We explored several galleries, but the one that we were most excited to explore was the Indus Valley Civilization, as we have been learning so many interesting things about this culture and we were curious to see these authentic artefacts. This gallery certainly didn’t disappoint us, as we saw several reconstructed clay pots, toys, jewellery, tools, and storage containers. We were informed by Ms Aparna how archaeologists find pieces and follow a special system which helps them preserve the artefact and put them back together as a whole reconstructed piece. Students understood how these artefacts serve as evidence of how knowledgeable and intelligent people were back then. Students also noticed how the tools improved and became more refined with time. They also realised how some items are still used, albeit in a different form today. This experience helped students to develop their conceptual understanding of continuity and progression .
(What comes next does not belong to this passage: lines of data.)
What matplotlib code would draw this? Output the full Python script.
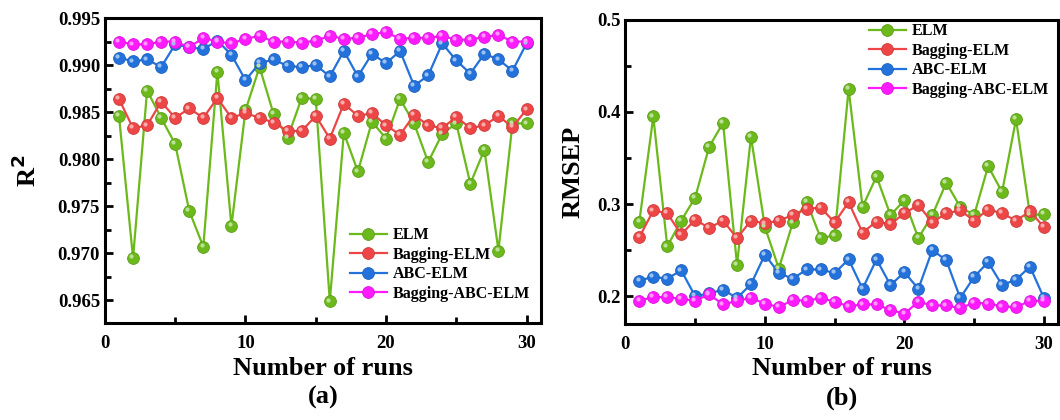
import numpy as np
import matplotlib
matplotlib.use("Agg")
import matplotlib.pyplot as plt
from matplotlib.ticker import MultipleLocator, FormatStrFormatter
from matplotlib.transforms import offset_copy

plt.rcParams['font.family'] = ['Liberation Serif', 'DejaVu Serif']
plt.rcParams['font.weight'] = 'bold'

runs = list(range(1, 31))
labels = ["ELM", "Bagging-ELM", "ABC-ELM", "Bagging-ABC-ELM"]
colors = ["#6cb91c", "#ee4646", "#2372dc", "#ff1aff"]

# R2 for each run
r2_elm = [0.9846, 0.9695, 0.9873, 0.9844, 0.9816, 0.9745, 0.9707, 0.9893, 0.9729, 0.9852,
          0.9898, 0.9848, 0.9823, 0.9865, 0.9864, 0.9649, 0.9828, 0.9787, 0.9840, 0.9822,
          0.9864, 0.9838, 0.9797, 0.9827, 0.9838, 0.9774, 0.9810, 0.9703, 0.9838, 0.9838]
r2_bag = [0.9864, 0.9833, 0.9836, 0.9861, 0.9844, 0.9854, 0.9844, 0.9865, 0.9844, 0.9849,
          0.9844, 0.9839, 0.9830, 0.9830, 0.9846, 0.9822, 0.9859, 0.9846, 0.9849, 0.9836,
          0.9826, 0.9847, 0.9836, 0.9833, 0.9845, 0.9833, 0.9836, 0.9846, 0.9834, 0.9853]
r2_abc = [0.9908, 0.9904, 0.9906, 0.9898, 0.9922, 0.9919, 0.9917, 0.9926, 0.9911, 0.9884,
          0.9902, 0.9906, 0.9899, 0.9898, 0.9900, 0.9888, 0.9915, 0.9888, 0.9912, 0.9902,
          0.9915, 0.9878, 0.9889, 0.9923, 0.9905, 0.9891, 0.9912, 0.9906, 0.9894, 0.9923]
r2_bagabc = [0.9925, 0.9922, 0.9922, 0.9925, 0.9925, 0.9919, 0.9929, 0.9925, 0.9923, 0.9928,
             0.9931, 0.9925, 0.9925, 0.9924, 0.9926, 0.9931, 0.9928, 0.9929, 0.9933, 0.9935,
             0.9928, 0.9929, 0.9929, 0.9931, 0.9927, 0.9927, 0.9930, 0.9932, 0.9925, 0.9925]

# RMSEP for each run
rm_elm = [0.281, 0.395, 0.254, 0.282, 0.307, 0.362, 0.388, 0.234, 0.373, 0.275,
          0.230, 0.280, 0.302, 0.263, 0.266, 0.425, 0.297, 0.330, 0.288, 0.304,
          0.263, 0.288, 0.323, 0.297, 0.288, 0.341, 0.313, 0.392, 0.288, 0.289]
rm_bag = [0.264, 0.293, 0.290, 0.267, 0.283, 0.274, 0.282, 0.263, 0.282, 0.279,
          0.282, 0.288, 0.295, 0.296, 0.280, 0.302, 0.269, 0.281, 0.278, 0.290,
          0.299, 0.280, 0.290, 0.293, 0.282, 0.294, 0.290, 0.282, 0.292, 0.275]
rm_abc = [0.217, 0.221, 0.219, 0.228, 0.200, 0.203, 0.207, 0.198, 0.213, 0.245,
          0.225, 0.219, 0.229, 0.229, 0.225, 0.240, 0.208, 0.240, 0.212, 0.226,
          0.208, 0.250, 0.239, 0.198, 0.221, 0.237, 0.212, 0.218, 0.232, 0.198]
rm_bagabc = [0.195, 0.199, 0.199, 0.197, 0.195, 0.202, 0.191, 0.195, 0.198, 0.192,
             0.188, 0.196, 0.195, 0.198, 0.194, 0.189, 0.191, 0.191, 0.185, 0.181,
             0.194, 0.190, 0.190, 0.187, 0.193, 0.192, 0.189, 0.188, 0.195, 0.195]


def lighten(c, amt=0.55):
    rgb = np.array(matplotlib.colors.to_rgb(c))
    return tuple(rgb + (1 - rgb) * amt)


def darken(c, amt=0.15):
    rgb = np.array(matplotlib.colors.to_rgb(c))
    return tuple(rgb * (1 - amt))


def draw_panel(ax, series, ylim, ymajor, yfmt, ylabel, ylpad, tag, legend_anchor):
    handles = []
    for vals, lab, col in zip(series, labels, colors):
        h, = ax.plot(runs, vals, '-o', color=col, lw=1.6, ms=8.5,
                     mfc=col, mec=darken(col), mew=0.6, label=lab, zorder=3)
        # small highlight on each ball
        tr = offset_copy(ax.transData, fig=ax.figure, x=-1.3, y=1.3, units='points')
        ax.plot(runs, vals, 'o', ms=3, color=lighten(col), mec='none',
                transform=tr, zorder=4)
        handles.append(h)

    ax.set_xlim(0, 31)
    ax.set_ylim(*ylim)
    ax.xaxis.set_major_locator(MultipleLocator(10))
    ax.xaxis.set_minor_locator(MultipleLocator(5))
    ax.yaxis.set_major_locator(MultipleLocator(ymajor))
    ax.yaxis.set_minor_locator(MultipleLocator(ymajor / 2))
    ax.yaxis.set_major_formatter(FormatStrFormatter(yfmt))
    ax.tick_params(which='both', direction='in', top=False, right=False,
                   width=2, labelsize=13.5)
    ax.tick_params(axis='x', pad=9)
    ax.tick_params(which='major', length=6)
    ax.tick_params(which='minor', length=4)
    for lbl in ax.get_xticklabels() + ax.get_yticklabels():
        lbl.set_fontweight('bold')
    for sp in ax.spines.values():
        sp.set_linewidth(2.2)

    ax.set_xlabel("Number of runs\n(%s)" % tag, fontsize=19, fontweight='bold',
                  labelpad=3, linespacing=1.35)
    ax.set_ylabel(ylabel, fontsize=19, fontweight='bold', labelpad=ylpad)

    leg = ax.legend(handles=handles, loc='upper left', bbox_to_anchor=legend_anchor,
                    frameon=False, fontsize=11.5, handlelength=2.3,
                    labelspacing=0.22, handletextpad=0.4, borderpad=0.2)
    for t in leg.get_texts():
        t.set_fontweight('bold')


fig = plt.figure(figsize=(10.6, 4.2), dpi=100)
ax1 = fig.add_axes([0.099, 0.231, 0.411, 0.726])
ax2 = fig.add_axes([0.590, 0.229, 0.408, 0.724])

draw_panel(ax1, [r2_elm, r2_bag, r2_abc, r2_bagabc], (0.9626, 0.995), 0.005, '%.3f',
           "R$^2$", 12, 'a', (0.537, 0.35))
draw_panel(ax2, [rm_elm, rm_bag, rm_abc, rm_bagabc], (0.17, 0.5), 0.1, '%.1f',
           "RMSEP", 9, 'b', (0.537, 1.025))

fig.savefig("out.png", dpi=100)
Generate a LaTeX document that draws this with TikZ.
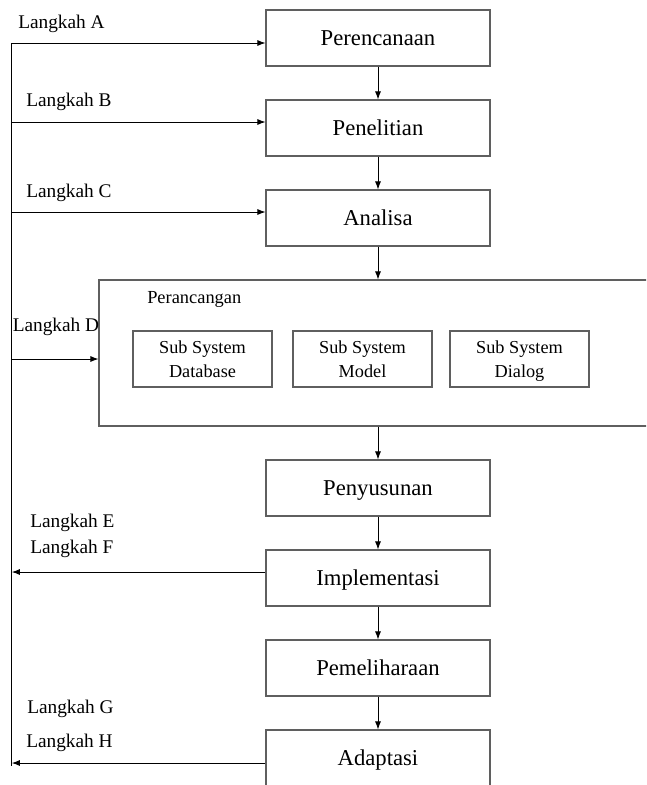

The trip ended with a slideshow of pictures and a Q&A session with Ms Aparna, where the students asked pertinent and relevant questions, such as ‘How do archaeologists know where to start digging?’ and ‘How do they know how to put together the pieces they find to reconstruct an artifact?’
The whole experience of seeing real artefacts first hand, as well as learning from an expert made many students enthusiastic about becoming an archaeologist when they grew up!
Here are some Student reflections after the trip:
“This was a really fun experience for us because we saw many cool things like real life skeletons, weapons and armor that the stone-age people used, to kill and eat animals and we also saw how the ancient people made villages. Before we went on this field trip I didn’t think it would be this amazing to see these stunning artifacts, I thought it would be boring listening about these nice artifacts but then it turned out to be fun! I had always wondered what life must have been in the olden days because those people must have worked so hard building those civilizations and then one day those people died and all their hard work went to waste. The most interesting part of this field trip was seeing the real life skeletons because at first I thought they were fake but then I saw really old teeth and broken bones which looked like they were not touched in a million years and then the teacher who was owning the Deccan college said that it was real and by the look on her face I knew she wasn’t lying. I learned that civilizations are not easy to compare but when you really know about a civilization you can bring out the similarities and differences.I also learned that many things can be similar between civilizations like writings like the Egyptian writing and the Indus writing look similar.”
“On the 6th of Feb,2018, PYP3 went on a field trip to Deccan College Of Archeology. As soon as we got there, we saw a wall of ancient artefacts, few ancient papers about some famous people,(archeologists I guessed). In the next galleries we saw burials with 1,000,000 year old skeletons,100,000 year old stone weapons,from the cavemen times when man used to live in caves,and more.
But the most exciting part for me was the powerpoint about Harappa and Mohenjo-Daro. It was about some seals that had been found in Harappa.Then later some were found in Mohenjo-Daro. I think that those seals were used as some kind of currency or money.I loved this field trip because I learned more about the past and I’ve always wanted to see a real skeleton. I would like to come back so that I can learn how to to be an archeologist.”